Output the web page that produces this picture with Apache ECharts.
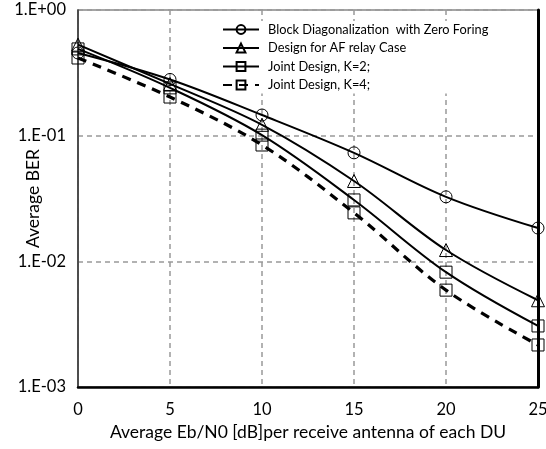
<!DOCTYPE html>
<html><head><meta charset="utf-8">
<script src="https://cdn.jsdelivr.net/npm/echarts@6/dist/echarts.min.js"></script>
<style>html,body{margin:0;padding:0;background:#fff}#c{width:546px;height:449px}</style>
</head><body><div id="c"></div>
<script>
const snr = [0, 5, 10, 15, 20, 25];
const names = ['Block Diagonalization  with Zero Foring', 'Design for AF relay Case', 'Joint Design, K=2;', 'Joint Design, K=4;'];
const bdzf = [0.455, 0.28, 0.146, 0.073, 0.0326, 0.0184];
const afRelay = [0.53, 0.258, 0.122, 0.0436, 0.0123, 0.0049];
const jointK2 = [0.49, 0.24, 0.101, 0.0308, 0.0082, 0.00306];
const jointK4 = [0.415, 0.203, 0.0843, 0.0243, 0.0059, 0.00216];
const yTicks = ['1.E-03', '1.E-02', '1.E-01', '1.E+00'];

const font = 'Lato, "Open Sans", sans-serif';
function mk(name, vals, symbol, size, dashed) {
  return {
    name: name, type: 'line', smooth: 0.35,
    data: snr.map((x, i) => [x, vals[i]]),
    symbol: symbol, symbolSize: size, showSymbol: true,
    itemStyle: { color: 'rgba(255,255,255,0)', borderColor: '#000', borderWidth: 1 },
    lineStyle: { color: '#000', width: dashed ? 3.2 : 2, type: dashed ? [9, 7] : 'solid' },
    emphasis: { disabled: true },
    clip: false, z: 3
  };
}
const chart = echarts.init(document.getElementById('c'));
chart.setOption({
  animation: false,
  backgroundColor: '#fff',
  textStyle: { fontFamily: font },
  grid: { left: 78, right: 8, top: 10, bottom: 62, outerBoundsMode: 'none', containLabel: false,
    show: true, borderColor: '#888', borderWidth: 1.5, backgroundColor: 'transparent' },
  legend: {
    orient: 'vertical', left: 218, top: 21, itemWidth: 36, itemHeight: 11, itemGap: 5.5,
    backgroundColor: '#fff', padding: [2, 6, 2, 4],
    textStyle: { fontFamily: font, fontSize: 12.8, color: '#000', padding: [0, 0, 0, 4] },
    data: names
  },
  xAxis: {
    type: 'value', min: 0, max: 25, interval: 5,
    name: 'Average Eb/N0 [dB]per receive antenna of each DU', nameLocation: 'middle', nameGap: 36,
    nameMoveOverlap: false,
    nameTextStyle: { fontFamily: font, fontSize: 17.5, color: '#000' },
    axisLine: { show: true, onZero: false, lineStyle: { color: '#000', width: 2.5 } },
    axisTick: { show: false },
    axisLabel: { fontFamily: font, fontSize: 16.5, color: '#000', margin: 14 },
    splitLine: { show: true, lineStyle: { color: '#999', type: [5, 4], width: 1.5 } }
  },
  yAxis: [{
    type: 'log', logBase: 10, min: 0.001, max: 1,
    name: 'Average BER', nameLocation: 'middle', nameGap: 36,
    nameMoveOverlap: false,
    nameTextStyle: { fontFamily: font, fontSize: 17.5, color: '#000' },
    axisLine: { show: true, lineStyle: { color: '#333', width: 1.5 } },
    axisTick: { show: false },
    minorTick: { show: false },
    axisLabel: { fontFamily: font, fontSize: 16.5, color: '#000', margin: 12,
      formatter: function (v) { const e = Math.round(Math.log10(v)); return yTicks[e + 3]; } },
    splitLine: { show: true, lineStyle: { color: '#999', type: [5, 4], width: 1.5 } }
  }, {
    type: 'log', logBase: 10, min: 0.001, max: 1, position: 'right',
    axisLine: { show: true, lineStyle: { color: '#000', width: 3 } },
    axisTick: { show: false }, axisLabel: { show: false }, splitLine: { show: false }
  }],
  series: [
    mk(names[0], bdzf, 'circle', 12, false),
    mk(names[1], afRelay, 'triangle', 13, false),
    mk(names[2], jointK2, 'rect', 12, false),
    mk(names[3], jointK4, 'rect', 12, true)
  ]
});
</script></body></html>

-.-.-

### What to work on
Quote the data exactly, leaving every image out of the copy.

### The output
Output the web page that produces this picture with Apache ECharts.
<!DOCTYPE html>
<html><head><meta charset="utf-8">
<script src="https://cdn.jsdelivr.net/npm/echarts@6/dist/echarts.min.js"></script>
<style>html,body{margin:0;padding:0;background:#fff}#c{width:546px;height:449px}</style>
</head><body><div id="c"></div>
<script>
const snr = [0, 5, 10, 15, 20, 25];
const names = ['Block Diagonalization  with Zero Foring', 'Design for AF relay Case', 'Joint Design, K=2;', 'Joint Design, K=4;'];
const bdzf = [0.455, 0.28, 0.146, 0.073, 0.0326, 0.0184];
const afRelay = [0.53, 0.258, 0.122, 0.0436, 0.0123, 0.0049];
const jointK2 = [0.49, 0.24, 0.101, 0.0308, 0.0082, 0.00306];
const jointK4 = [0.415, 0.203, 0.0843, 0.0243, 0.0059, 0.00216];
const yTicks = ['1.E-03', '1.E-02', '1.E-01', '1.E+00'];

const font = 'Lato, "Open Sans", sans-serif';
function mk(name, vals, symbol, size, dashed) {
  return {
    name: name, type: 'line', smooth: 0.35,
    data: snr.map((x, i) => [x, vals[i]]),
    symbol: symbol, symbolSize: size, showSymbol: true,
    itemStyle: { color: 'rgba(255,255,255,0)', borderColor: '#000', borderWidth: 1 },
    lineStyle: { color: '#000', width: dashed ? 3.2 : 2, type: dashed ? [9, 7] : 'solid' },
    emphasis: { disabled: true },
    clip: false, z: 3
  };
}
const chart = echarts.init(document.getElementById('c'));
chart.setOption({
  animation: false,
  backgroundColor: '#fff',
  textStyle: { fontFamily: font },
  grid: { left: 78, right: 8, top: 10, bottom: 62, outerBoundsMode: 'none', containLabel: false,
    show: true, borderColor: '#888', borderWidth: 1.5, backgroundColor: 'transparent' },
  legend: {
    orient: 'vertical', left: 218, top: 21, itemWidth: 36, itemHeight: 11, itemGap: 5.5,
    backgroundColor: '#fff', padding: [2, 6, 2, 4],
    textStyle: { fontFamily: font, fontSize: 12.8, color: '#000', padding: [0, 0, 0, 4] },
    data: names
  },
  xAxis: {
    type: 'value', min: 0, max: 25, interval: 5,
    name: 'Average Eb/N0 [dB]per receive antenna of each DU', nameLocation: 'middle', nameGap: 36,
    nameMoveOverlap: false,
    nameTextStyle: { fontFamily: font, fontSize: 17.5, color: '#000' },
    axisLine: { show: true, onZero: false, lineStyle: { color: '#000', width: 2.5 } },
    axisTick: { show: false },
    axisLabel: { fontFamily: font, fontSize: 16.5, color: '#000', margin: 14 },
    splitLine: { show: true, lineStyle: { color: '#999', type: [5, 4], width: 1.5 } }
  },
  yAxis: [{
    type: 'log', logBase: 10, min: 0.001, max: 1,
    name: 'Average BER', nameLocation: 'middle', nameGap: 36,
    nameMoveOverlap: false,
    nameTextStyle: { fontFamily: font, fontSize: 17.5, color: '#000' },
    axisLine: { show: true, lineStyle: { color: '#333', width: 1.5 } },
    axisTick: { show: false },
    minorTick: { show: false },
    axisLabel: { fontFamily: font, fontSize: 16.5, color: '#000', margin: 12,
      formatter: function (v) { const e = Math.round(Math.log10(v)); return yTicks[e + 3]; } },
    splitLine: { show: true, lineStyle: { color: '#999', type: [5, 4], width: 1.5 } }
  }, {
    type: 'log', logBase: 10, min: 0.001, max: 1, position: 'right',
    axisLine: { show: true, lineStyle: { color: '#000', width: 3 } },
    axisTick: { show: false }, axisLabel: { show: false }, splitLine: { show: false }
  }],
  series: [
    mk(names[0], bdzf, 'circle', 12, false),
    mk(names[1], afRelay, 'triangle', 13, false),
    mk(names[2], jointK2, 'rect', 12, false),
    mk(names[3], jointK4, 'rect', 12, true)
  ]
});
</script></body></html>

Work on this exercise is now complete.